Während Intel mit dem Spruch der EU-Kommission hadert, begrüßte die Konkurrenz das Urteil. "Damit wird der Monopolist in seine Schranken gewiesen", sagte Giuliano Meroni, President für die Region Emea von AMD. Das Urteil sei ein wichtiger Schritt, den regulären Wettbewerb im Markt wiederherzustellen. Vor allem die Kunden würden von dem Ende des Intel-Monopols profitieren.

Das sehen manche Experten allerdings anders. Intel sei mit dem Urteil nun gezwungen, seine Rabattstrategie zu ändern, sagten beispielsweise die IDCAnalysten Mario Morales und Shane Rau. Daher könne die Entscheidung letzten Endes zu höheren Hardwarepreisen für die europäischen Kunden führen. An den Marktverhältnissen werde sich indes kaum etwas verändern, prognostiziert Martin Reynolds, Managing Vice President von Gartner.

Das Ende ist noch offen

Das letzte Wort im Streit EU gegen Intel ist noch längst nicht gesprochen. Zunächst geht der Fall in die Berufung. Experten rechnen jedoch damit, dass sich Intel mit den Kartellbehörden außerhalb des Verfahrens auf einen Deal einigt, um die Sache möglichst schnell aus der Welt zu schaffen.

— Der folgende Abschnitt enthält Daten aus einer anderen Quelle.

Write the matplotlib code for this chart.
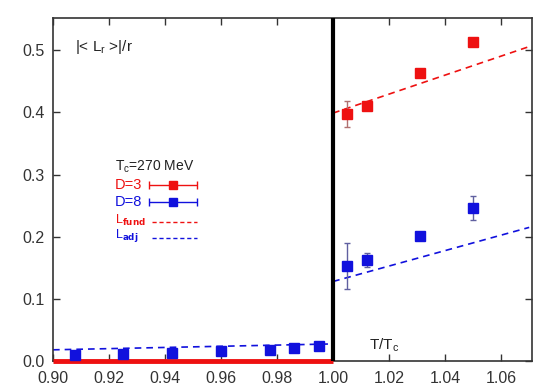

Schließlich ticken noch andere Kartell-Zeitbomben. Im kommenden Jahr muss sich Intel vor einem Gericht in Delaware ähnlichen Vorwürfen der US-amerikanischen Wettbewerbsbehörde Federal Trade Commission (FTC) stellen.

Stimmen zum Urteil

Paul Otellini, Intel-CEO: "Intel hat starke Einwände gegen diese Entscheidung. Wir sind der Meinung, dass sie nicht richtig ist."

Giuliano Meroni, President Emea von AMD: "Mit dieser Entscheidung wird der Monopolist in seine Schranken gewiesen. Nun kann die Marktmacht dahin gehen, wo sie eigentlich hingehört – zu den Computerherstellern, den Händlern und den Käufern von PCs."

Neelie Kroes, Wettbewerbskommissarin der EU-Kommission: "Intel hat Millionen europäischer Verbraucher geschadet, indem es viele Jahre gezielt versucht hat, Wettbewerbern den Zugang zum Computerchipmarkt zu verwehren. "

Martin Reynolds, Managing Vice President bei Gartner: "Intel wird seine Strafe zahlen und sorgfältig seine Vertriebsbeziehungen unter die Lupe nehmen, um sich gegen weitere Risiken abzusichern."

Mario Morales (Bild), Shane Rau, IDC-Analysten: "Das Urteil gibt AMD eine zweite Chance – aber wird das nach den vergangenen Fehlern reichen?"